Uncertain taxes and policies
The Ministry of Finance in April 2021 proposed to Parliament to amend the Mining Act, 2003, to impose a US$200 export levy per kilogram on processed gold and unprocessed minerals. Gold dealers were reportedly unhappy with the new tax regime and stopped all legal gold exports. Parliament also rejected it saying the charge would be hard to implement.
The government under the Mining and Minerals Bill 2021 is proposing a levy of $100 for every kilogramme of exported gold and the establishment of a national mining company; the Uganda National Mining Company, which will hold 15% free equity in all large and medium mining ventures, as well as have the right to buy up to 20% of extra shares in the mining ventures at the commercial rate.
The government is promoting the new law as its way of providing a “robust, predictable and transparent legal regime” that will improve mining and mineral administration and business processes, ensure efficient collection and management of mineral revenues, promote value addition to minerals and increase mineral trade.

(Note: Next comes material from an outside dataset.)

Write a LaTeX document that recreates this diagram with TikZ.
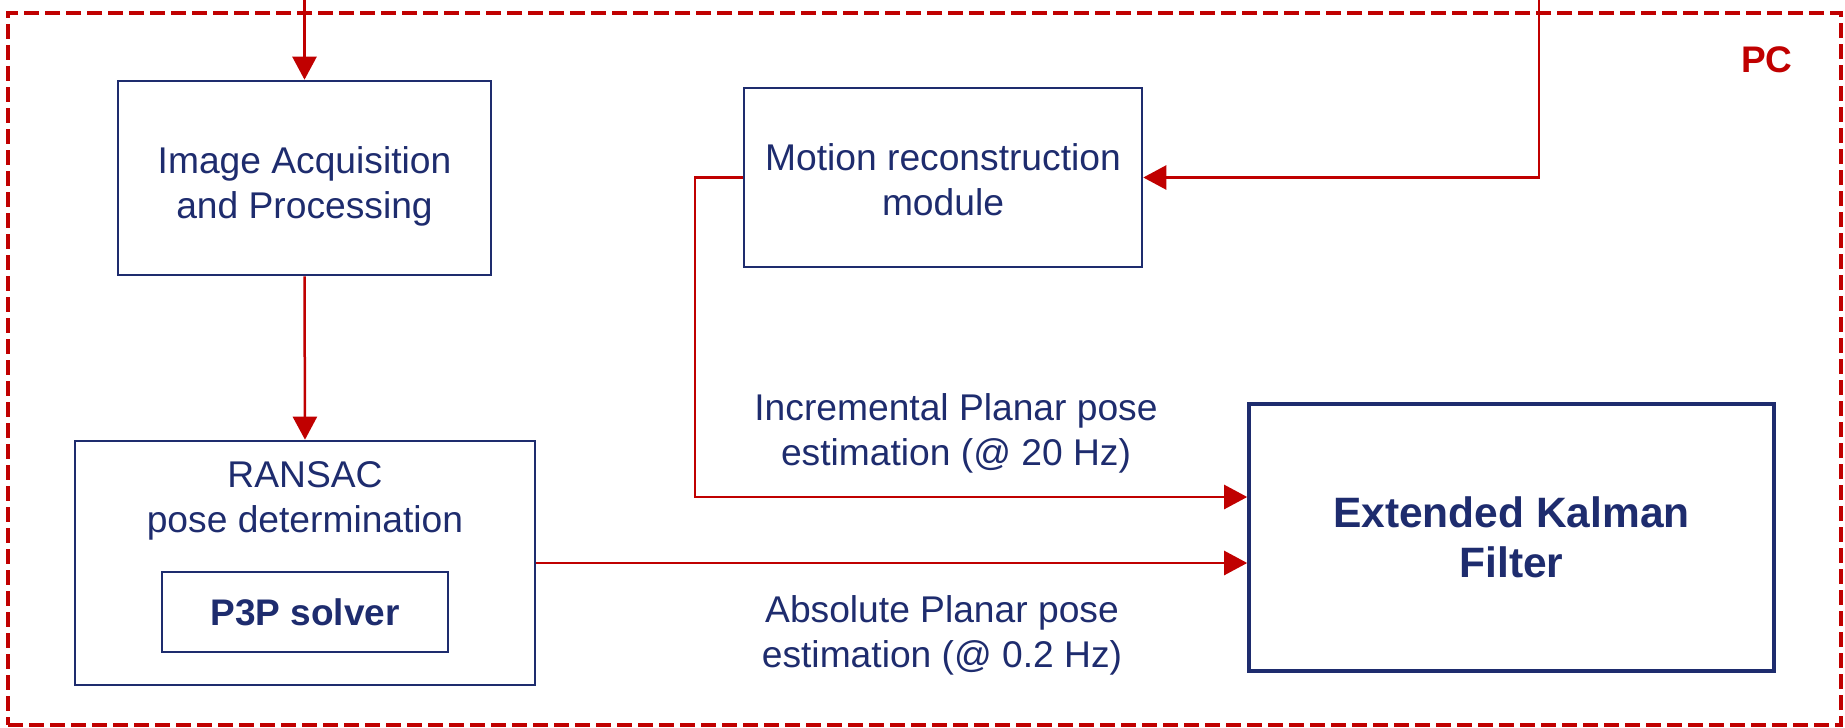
\documentclass[tikz,border=0pt]{standalone}
\usepackage{fontspec}
\setmainfont{Liberation Sans}
\usetikzlibrary{arrows.meta}
\definecolor{navy}{RGB}{30,44,110}
\definecolor{pcred}{RGB}{192,0,0}
\begin{document}
\begin{tikzpicture}[x=1pt,y=-1pt,
  box/.style={draw=navy, line width=2.6pt, inner sep=0pt, fill=none},
  txt/.style={text=navy, inner sep=0pt, align=center, font=\fontsize{37.2}{45}\selectfont},
  btxt/.style={text=navy, inner sep=0pt, align=center, font=\fontsize{37}{45}\selectfont\bfseries},
  arr/.style={draw=pcred, line width=2.5pt, -{Triangle[length=23pt,width=24pt]}},
  group/.style={draw=pcred, line width=4.8pt, dash pattern=on 15pt off 6pt, inner sep=0pt}
]
\useasboundingbox (0,0) rectangle (1845,728);
\fill[white] (0,0) rectangle (1845,728);

% PC group
\node[group, minimum width=1833pt, minimum height=712pt] (pcbox) at (924.5,369) {};
\node[inner sep=0pt, text=pcred, font=\fontsize{37}{45}\selectfont\bfseries] (pclabel) at (1767,59.75) {PC};

% boxes
\node[box, minimum width=373pt, minimum height=194pt] (img) at (304.5,178) {};
\node[txt] (imgtext) at (304.5,186.2) {Image Acquisition\\and Processing};

\node[box, minimum width=398pt, minimum height=179pt] (mot) at (943,177.5) {};
\node[txt] (mottext) at (943,179.3) {Motion reconstruction\\module};

\node[box, minimum width=460pt, minimum height=244pt] (ran) at (305,563) {};
\node[txt] (rantext) at (305,501) {RANSAC\\pose determination};

\node[box, minimum width=286pt, minimum height=80pt, btxt] (p3p) at (305,612) {P3P solver};

\node[box, line width=3.6pt, minimum width=525pt, minimum height=267pt, text=navy, align=center,
      font=\fontsize{42.5}{50}\selectfont\bfseries] (ekf) at (1511.5,537.5) {Extended Kalman\\Filter};

% edge labels
\node[txt] (inclabel) at (956,433.2) {Incremental Planar pose\\estimation (@ 20 Hz)};
\node[txt] (abslabel) at (942,635.2) {Absolute Planar pose\\estimation (@ 0.2 Hz)};

% connectors
\coordinate (in1) at (304.5,0);
\coordinate (in2) at (1539,0);
\coordinate (j1) at (695,497);
\draw[arr] (in1) -- (img.north);
\draw[arr] (img.south) -- (ran.north);
\draw[arr] (in2) |- (mot.east);
\draw[arr] (mot.west) -| (j1) -- (ekf.west |- j1);
\draw[arr] (ran.east) -- (ekf.west |- ran.east);
\end{tikzpicture}
\end{document}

But gold traders and analysts are wary. Many say the law introduces the threat of nationalisation.
Meanwhile, the flip flop around the tax regime has spread uncertainty around the formal gold sector. But the fever has spread because of another factor, the announcement that the Uganda government has introduced a law to ban the export of unprocessed gold.
President Museveni first publicly mooted a ban on the export of unprocessed and semi-processed-minerals in February 2015 while speaking at a parliamentary caucus meeting for his ruling party, the NRM. He called exporting unprocessed minerals a “historical mistake”.
In late February 2017, a joint Belgian-Ugandan venture gold refinery, African Gold Refinery (AGR), officially opened for business at a colorful event officiated by President Yoweri Museveni in Entebbe. The refinery had been in operation reportedly since 2014 and was said to be a US$20 million facility with a capacity to process 150 kilogrammes of gold per day.
The promoters, led by the Belgian Alain Goetz as chief executive officer, said AGR hoped to process gold from across Central and Eastern Africa. In 2020, Uganda imported Gold in a semi-manufactured form worth US$1.4 billion and exported the same form of gold worth US$ 1.8 billion.
Uganda blacklisted
But on March 17, 2022, the U.S. Department of the Treasury’s Office of Foreign Assets Control (OFAC), sanctioned Alain Goetz, the African Gold Refinery, and a network of other companies.
They were accused of involvement “in the illicit movement of gold valued at hundreds of millions of dollars per year from the Democratic Republic of the Congo (DRC)”.
“The illicit movement of gold provides revenue to armed groups that threaten the peace, security, and stability of the DRC,” the Treasury Department statement said.
The U.S. said it was targeting, among other things, individuals and entities involved in activities that threaten the peace, security, or stability of the DRC or that undermine democratic processes or institutions in the DRC.
“Conflict gold provides the largest source of revenue to armed groups in eastern DRC where they control mines and exploit miners,” said Under Secretary of the Treasury for Terrorism and Financial Intelligence Brian E. Nelson. He added that Alain Goetz and his network have contributed to armed conflict by receiving DRC gold without questioning its origin.
But at the time, Goetz said his listing seems to be based on misinformation. He explains that he wrote to the Secretary of the US Treasury, Janet Yellen, in April 2021, when such allegations were first brought up, and clearly demonstrated why such a move would be unfair, unjust, and uncalled for.
“As we explained then and we will repeat here, the petition to sanction me and my corporate networks by Senator Cory A. Booker, Senator Benjamin L. Cardin, and Richard J. Durbin were based on unfounded accusations published by various non-governmental organisations (NGOs).
Signs of hope?
The government appears determined to shore up the floundering sector which at one point contributed about 45% of export value. In July the Government announced that exploration surveys had revealed vast gold deposits estimated to be around 31 million tonnes.
Wagagai Gold Mining Company, a Chinese firm, which already had an operation in Uganda appears to be the front-runner for the likely new concessions. Gold dealings are secretive but the Uganda Investment Authority has previously said Wagagai is a big player with investments nearing USS$200 million.
The Wagagai mine and refinery were in February granted a ‘free port zone’ under the Uganda Free Zone Authority (UFZA). Free Zones are designated areas in Uganda where duty-free goods are stored, manufactured, and or processed for export. This means the Wagagai business venture will be exempt from import and export tax. This could resurrect a sector in limbo.
But some analysts have counseled caution regarding the size of the government’s announced gold reserves. They say based on aerial surveys to make such pronouncements is premature. They instead recommend further validity including using geophysical and geochemical surveys and analyses.